The clock is the pulse of the CPU. It triggers new instructions, and then allows the results of those instructions to be synchronized when they are finished, ready for the next instruction. Generally, instructions are a single clock cycle, but some complex instructions do take more.

The reason you need a clock is that the individual binary gates (AND, OR, NOT, etc) that make up the CPU have a “propagation time). So if you send a binary “1” into a sequence of five gates, it will have a result faster than if you send it through a sequence of twenty gates. But you need all those results at the same time. At the end of all those gate sequences is a latch that holds the result, and then the clock signal transition releases all those latches at the same time. So your minimum clock speed depends on the longest gate propagation time of a single-clock instruction.

But wait, there’s more. The clock has to be distributed to all the parts of the CPU. It actually takes some time for that signal to propagate, as well. The larger and more complex the physical CPU, the longer it takes for the clock to propagate to all parts. This is why CPUs using smaller features can run faster, but more complex CPUs that are larger run slower. Using several CPUs on a die allows management of feature size, complexity, clock propagation, and performance.
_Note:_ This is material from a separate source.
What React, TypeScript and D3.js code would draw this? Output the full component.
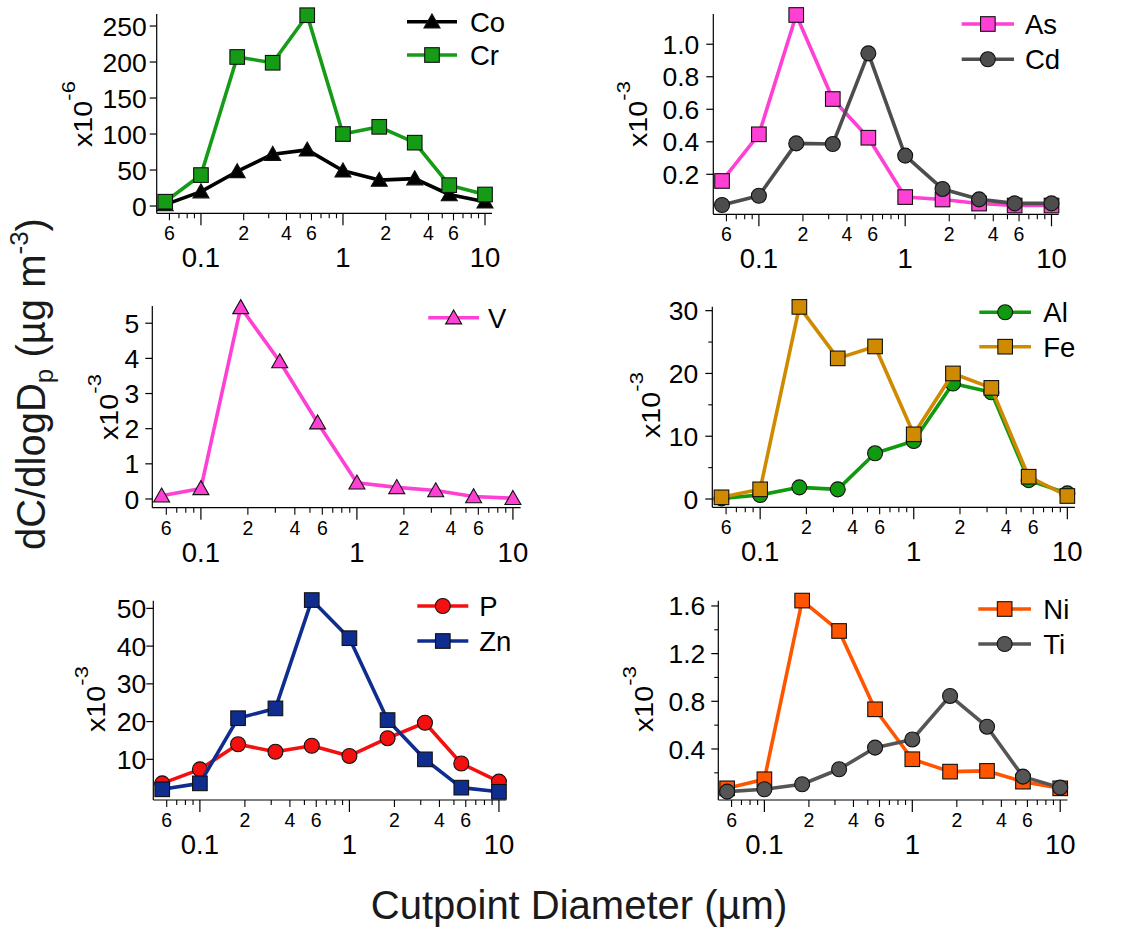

There is a cost to keeping everything in step like this – heat. Heat is the result of gates changing state. So clock speed also manages heat in the CPU. This is why modern CPUs use boost clocks and throttling to manage the balance between performance and heat.

I know that ARM and others were looking at clock-less “asynchronous” CPUs at one stage. Here, everything just cascades and once all the latches are in a final state, the next instruction proceeds. Saves on power and reduces heat, but much harder to design and ensure that everything actually has completed before moving on. I suspect it has turned out to be a computational dead end.